Alaska, it’s time to recognize the increasing importance of CTE in preparing students for post-secondary education, training and the workplace. Our policies must match our priorities.
As the President of the Alaska Association for Career and Technical Education, I have the opportunity to work with school districts and post-secondary institutions across Alaska. Our board and members of our association are all united in the mission to ensure all Alaskan students have access to quality Career & Technical Education. While CTE, or vocational education as it was once known, has been a part of the American Education system for well over a hundred years; the outcomes of CTE programs have changed significantly in those 100+ years. Gone are the vocational programs that isolated advanced academics as a separate track. Gone are the vocational programs that only focused on low skill, entry level careers or homemaking. Today, CTE programs in Alaska prepare students for highly technical careers in oil & gas production, mining, maritime, healthcare, aviation, telecommunications, and much more. CTE programs today are preparing the next generation of engineers, dental assistants, data analysts, GIS technicians educators and phlebotomists. What these careers have in common is the opportunity to begin a pathway of study in high school and the need to continue onto post-secondary education or training.
In Alaska CTE programs provide some of the only career exploration opportunities for students, which is critical to helping them understand how their skills, interests and aspirations align with the workforce needs. Without CTE, many students will make college choices based on little to no experiential factors. While this can work for some, most will not make informed post-secondary education and training decisions which can lead to large amounts of debt, dissatisfaction and dropout. What we know is that students who concentrate in a CTE pathway graduate at a higher rate than their peers. In Alaska, CTE concentrators have a graduation rate of 95%. CTE students are bright, driven, and skilled. Many CTE students are already earning college credit before they even leave high school. Another important statistic I want to share is that 41% of Alaska’s CTE students are economically disadvantaged, a trend that has been on the rise for 5 years. So, we have to ask why CTE isn’t recognized as an important component of post-secondary readiness.

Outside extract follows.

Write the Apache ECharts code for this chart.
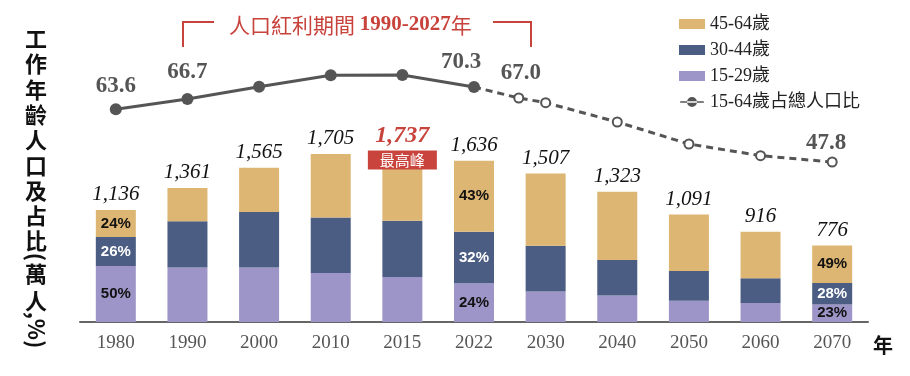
<!DOCTYPE html>
<html>
<head>
<meta charset="utf-8">
<script src="https://cdn.jsdelivr.net/npm/echarts@6/dist/echarts.min.js"></script>
<style>
  html, body { margin: 0; padding: 0; background: #fff; }
  #chart { width: 910px; height: 376px; }
</style>
</head>
<body>
<div id="chart"></div>
<script>
// 年份 (x軸)
const categories = ['1980', '1990', '2000', '2010', '2015', '2022', '2030', '2040', '2050', '2060', '2070']
// 各年齡層人數 (萬人)
const age15_29 = [568, 553, 553, 497, 457, 393, 310, 270, 217, 193, 178]
const age30_44 = [295, 470, 564, 563, 570, 523, 463, 360, 300, 250, 217]
const age45_64 = [273, 338, 448, 645, 710, 720, 734, 693, 574, 473, 381]
const totals = [1136, 1361, 1565, 1705, 1737, 1636, 1507, 1323, 1091, 916, 776]
// 柱內百分比標籤
const pct15_29 = ['50%', '', '', '', '', '24%', '', '', '', '', '23%']
const pct30_44 = ['26%', '', '', '', '', '32%', '', '', '', '', '28%']
const pct45_64 = ['24%', '', '', '', '', '43%', '', '', '', '', '49%']
// 15-64歲占總人口比 (%)
const ratioYears = [1980, 1990, 2000, 2010, 2015, 2022, 2027, 2030, 2040, 2050, 2060, 2070]
const ratioValues = [63.6, 66.7, 70.4, 73.8, 73.9, 70.3, 67.0, 65.6, 59.8, 53.2, 49.7, 47.8]
const ratioLabelYears = [1980, 1990, 2022, 2027, 2070]
const lastActualYear = 2022
const peakLabel = '最高峰'

const RED = '#C8433B'
const GRAY = '#555555'

// 年份 -> 類目軸位置 (含 2027 這種不在類目上的年份)
function yearPos(y) {
    const ys = categories.map(Number)
    for (let i = 0; i < ys.length - 1; i++) {
        if (y >= ys[i] && y <= ys[i + 1]) {
            return i + 0.5 + (y - ys[i]) / (ys[i + 1] - ys[i])
        }
    }
    return ys.indexOf(y) + 0.5
}
function fmt(n) {
    return String(n).replace(/\B(?=(\d{3})+(?!\d))/g, ',')
}

const peakIndex = totals.indexOf(Math.max(...totals))
const splitIdx = ratioYears.indexOf(lastActualYear)

// 折線標籤偏移
const ratioLabelOffset = {
    1980: [0, 2], 1990: [0, -1], 2022: [-13, 1], 2027: [2, -2], 2070: [-6, 4]
}

function ratioItem(i) {
    const y = ratioYears[i]
    const item = { value: [yearPos(y), ratioValues[i]] }
    if (ratioLabelYears.indexOf(y) >= 0) {
        item.label = { show: true, offset: ratioLabelOffset[y] || [0, 0] }
    }
    return item
}
const solidData = []
const dashedData = []
ratioYears.forEach((y, i) => {
    if (i <= splitIdx) solidData.push(ratioItem(i))
    if (i >= splitIdx) dashedData.push(i === splitIdx ? { value: [yearPos(y), ratioValues[i]], symbol: 'none' } : ratioItem(i))
})

const pctLabel = (arr, color) => ({
    show: true,
    position: 'inside',
    color: color,
    fontFamily: 'Liberation Sans',
    fontWeight: 'bold',
    fontSize: 15,
    formatter: p => arr[p.dataIndex]
})

// 總數標籤 (最高峰另加紅框)
const totalData = totals.map((v, i) => {
    if (i !== peakIndex) return 0
    return {
        value: 0,
        label: {
            formatter: '{a|' + fmt(v) + '}\n{b|' + peakLabel + '}',
            offset: [0, 22],
            rich: {
                a: { fontFamily: 'Liberation Serif', fontStyle: 'italic', fontWeight: 'bold', fontSize: 24, color: RED, lineHeight: 32, align: 'center' },
                b: { fontFamily: 'Noto Sans CJK TC', fontStyle: 'normal', fontSize: 15, color: '#fff', backgroundColor: '#C9443D', padding: [2, 12], lineHeight: 16, align: 'center' }
            }
        }
    }
})

const legendFont = { fontFamily: 'Liberation Serif, Noto Sans CJK TC', fontSize: 18, lineHeight: 18, color: '#222' }

let myChart = echarts.init(document.getElementById('chart'))
let option = {
    backgroundColor: '#FFFFFF',
    animation: false,
    legend: {
        orient: 'vertical',
        left: 674,
        top: 10,
        itemWidth: 26,
        itemHeight: 10,
        itemGap: 8,
        textStyle: legendFont,
        data: [
            { name: '45-64歲', icon: 'rect' },
            { name: '30-44歲', icon: 'rect' },
            { name: '15-29歲', icon: 'rect' },
            {
                name: '15-64歲占總人口比',
                icon: 'path://M0,4.2H26V5.8H0Z M7.5,5A5.5,5.5 0 1,0 18.5,5A5.5,5.5 0 1,0 7.5,5Z',
                itemStyle: { color: GRAY, borderColor: GRAY, borderWidth: 0 }
            }
        ]
    },
    grid: {
        left: 80,
        right: 42,
        top: 60,
        bottom: 54
    },
    xAxis: [{
        type: 'category',
        data: categories,
        boundaryGap: true,
        axisLine: {
            lineStyle: { width: 2, color: '#666' }
        },
        axisTick: {
            inside: true,
            length: 7,
            lineStyle: { width: 2, color: '#666' }
        },
        axisLabel: {
            margin: 12,
            color: GRAY,
            fontFamily: 'Liberation Serif',
            fontSize: 19
        },
        name: '年',
        nameLocation: 'end',
        nameGap: 5,
        nameTextStyle: {
            fontFamily: 'Noto Sans CJK TC',
            fontWeight: 'bold',
            fontSize: 20,
            color: '#111',
            verticalAlign: 'top',
            padding: [13, 0, 0, 0]
        }
    }, {
        type: 'value',
        min: 0,
        max: categories.length,
        show: false
    }],
    yAxis: [{
        type: 'value',
        min: 0,
        max: 2660,
        show: false
    }, {
        type: 'value',
        min: -0.2,
        max: 78.4,
        show: false
    }],
    series: [
        {
            name: '15-29歲',
            type: 'bar',
            stack: 'pop',
            barWidth: 40,
            data: age15_29,
            itemStyle: { color: '#9D95C7' },
            label: pctLabel(pct15_29, '#111')
        },
        {
            name: '30-44歲',
            type: 'bar',
            stack: 'pop',
            barWidth: 40,
            data: age30_44,
            itemStyle: { color: '#4B5D82' },
            label: pctLabel(pct30_44, '#fff')
        },
        {
            name: '45-64歲',
            type: 'bar',
            stack: 'pop',
            barWidth: 40,
            data: age45_64,
            itemStyle: { color: '#DDB673' },
            label: pctLabel(pct45_64, '#111')
        },
        {
            name: 'total',
            type: 'bar',
            stack: 'pop',
            barWidth: 40,
            data: totalData,
            itemStyle: { color: 'transparent' },
            label: {
                show: true,
                position: 'top',
                distance: 5,
                color: '#111',
                fontFamily: 'Liberation Serif',
                fontStyle: 'italic',
                fontSize: 21,
                formatter: p => fmt(totals[p.dataIndex])
            },
            silent: true
        },
        {
            name: '15-64歲占總人口比',
            type: 'line',
            xAxisIndex: 1,
            yAxisIndex: 1,
            data: solidData,
            symbol: 'circle',
            symbolSize: 12,
            clip: false,
            lineStyle: { color: GRAY, width: 3 },
            itemStyle: { color: GRAY },
            label: {
                show: false,
                position: 'top',
                distance: 8,
                color: GRAY,
                fontFamily: 'Liberation Serif',
                fontWeight: 'bold',
                fontSize: 23,
                formatter: p => p.value[1].toFixed(1)
            },
            z: 5
        },
        {
            name: 'proj',
            type: 'line',
            xAxisIndex: 1,
            yAxisIndex: 1,
            data: dashedData,
            symbol: 'emptyCircle',
            symbolSize: 9,
            clip: false,
            lineStyle: { color: GRAY, width: 3, type: [7, 5] },
            itemStyle: { color: GRAY, borderWidth: 2 },
            label: {
                show: false,
                position: 'top',
                distance: 6,
                color: GRAY,
                fontFamily: 'Liberation Serif',
                fontWeight: 'bold',
                fontSize: 23,
                formatter: p => p.value[1].toFixed(1)
            },
            z: 4
        }
    ],
    graphic: [
        {
            type: 'text',
            x: 36,
            y: 26,
            style: {
                text: '工\n作\n年\n齡\n人\n口\n及\n占\n比',
                font: 'bold 22px "Noto Sans CJK TC"',
                lineHeight: 25.3,
                fill: '#111',
                textAlign: 'center',
                textVerticalAlign: 'top'
            }
        },
        {
            type: 'text',
            x: 36,
            y: 257,
            rotation: -Math.PI / 2,
            style: {
                text: '(',
                font: 'bold 22px "Noto Sans CJK TC"',
                fill: '#111',
                textAlign: 'center',
                textVerticalAlign: 'middle'
            }
        },
        {
            type: 'text',
            x: 36,
            y: 260,
            style: {
                text: '萬\n人',
                font: 'bold 22px "Noto Sans CJK TC"',
                lineHeight: 27,
                fill: '#111',
                textAlign: 'center',
                textVerticalAlign: 'top'
            }
        },
        {
            type: 'text',
            x: 36,
            y: 330,
            rotation: -Math.PI / 2,
            style: {
                text: ',%)',
                font: 'bold 22px "Noto Sans CJK TC"',
                fill: '#111',
                textAlign: 'center',
                textVerticalAlign: 'middle'
            }
        },
        {
            type: 'polyline',
            shape: { points: [[183, 47], [183, 22], [214, 22]] },
            style: { stroke: RED, lineWidth: 2, fill: null }
        },
        {
            type: 'polyline',
            shape: { points: [[493, 22], [531, 22], [531, 47]] },
            style: { stroke: RED, lineWidth: 2, fill: null }
        },
        {
            type: 'text',
            x: 229,
            y: 25,
            style: {
                text: '{a|人口紅利期間 }{b|1990-2027}{a|年}',
                textVerticalAlign: 'middle',
                rich: {
                    a: { fontFamily: 'Noto Sans CJK TC', fontSize: 21, fill: RED, color: RED },
                    b: { fontFamily: 'Liberation Serif', fontWeight: 'bold', fontSize: 21, fill: RED, color: RED }
                }
            }
        }
    ]
}
myChart.setOption(option)
window.addEventListener('resize', function() {
    myChart.resize()
})
</script>
</body>
</html>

As our nation and state begin to recognize the critical role that CTE plays in closing our skills gap and preparing our next workforce, we must ensure that our policies reflect that priority. We have to allow students to take full advantage of post-secondary financial resources in preparation for in-demand careers. Let tell you the story of “J”. She and students just like her are the reason I am so passionate about CTE. These students deserve the opportunity to qualify for the Alaska Performance Scholarship.
“J” is a full time student in our district with a 3.8 GPA. She has great attendance, gets high accolades from her teachers, counselors and administrators. Next week “J” starts an internship with a local business that focuses on sustainable home goods. She has spent the last month doing market research for this company and is working toward her Lean Six Sigma certification. “J” plans to attend college. But “J” doesn’t qualify for APS because our policy prioritizes a foreign language over the highly marketable skills and dual credit she has already earned in her CTE courses.

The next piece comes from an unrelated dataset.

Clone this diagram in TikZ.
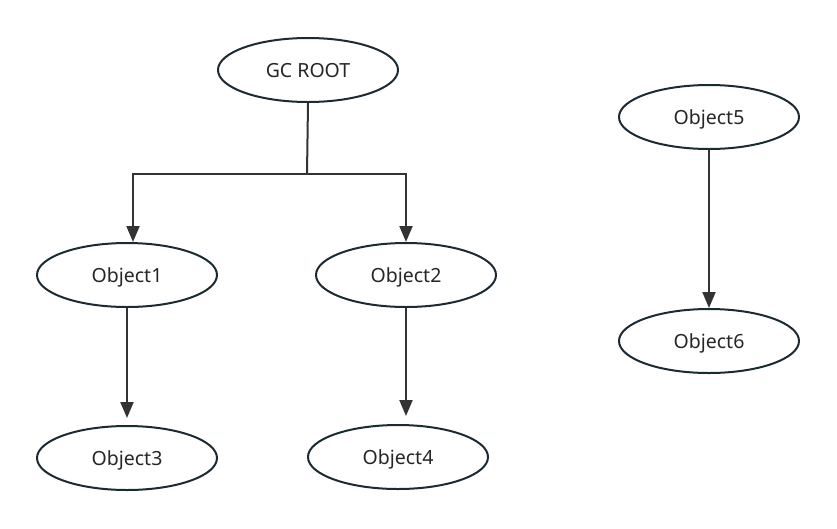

I am not here to argue that a foreign language is less important than a CTE pathway, but I am here to urge our state leadership to recognize that CTE is just as important as a foreign language in preparing students for post-secondary education and training.
House Bill 155 is an important step forward in recognizing the value and rigor or Career and Technical Education. Please reach out to our state and local leaders to urge them to support the amendment to the APS Scholarship program.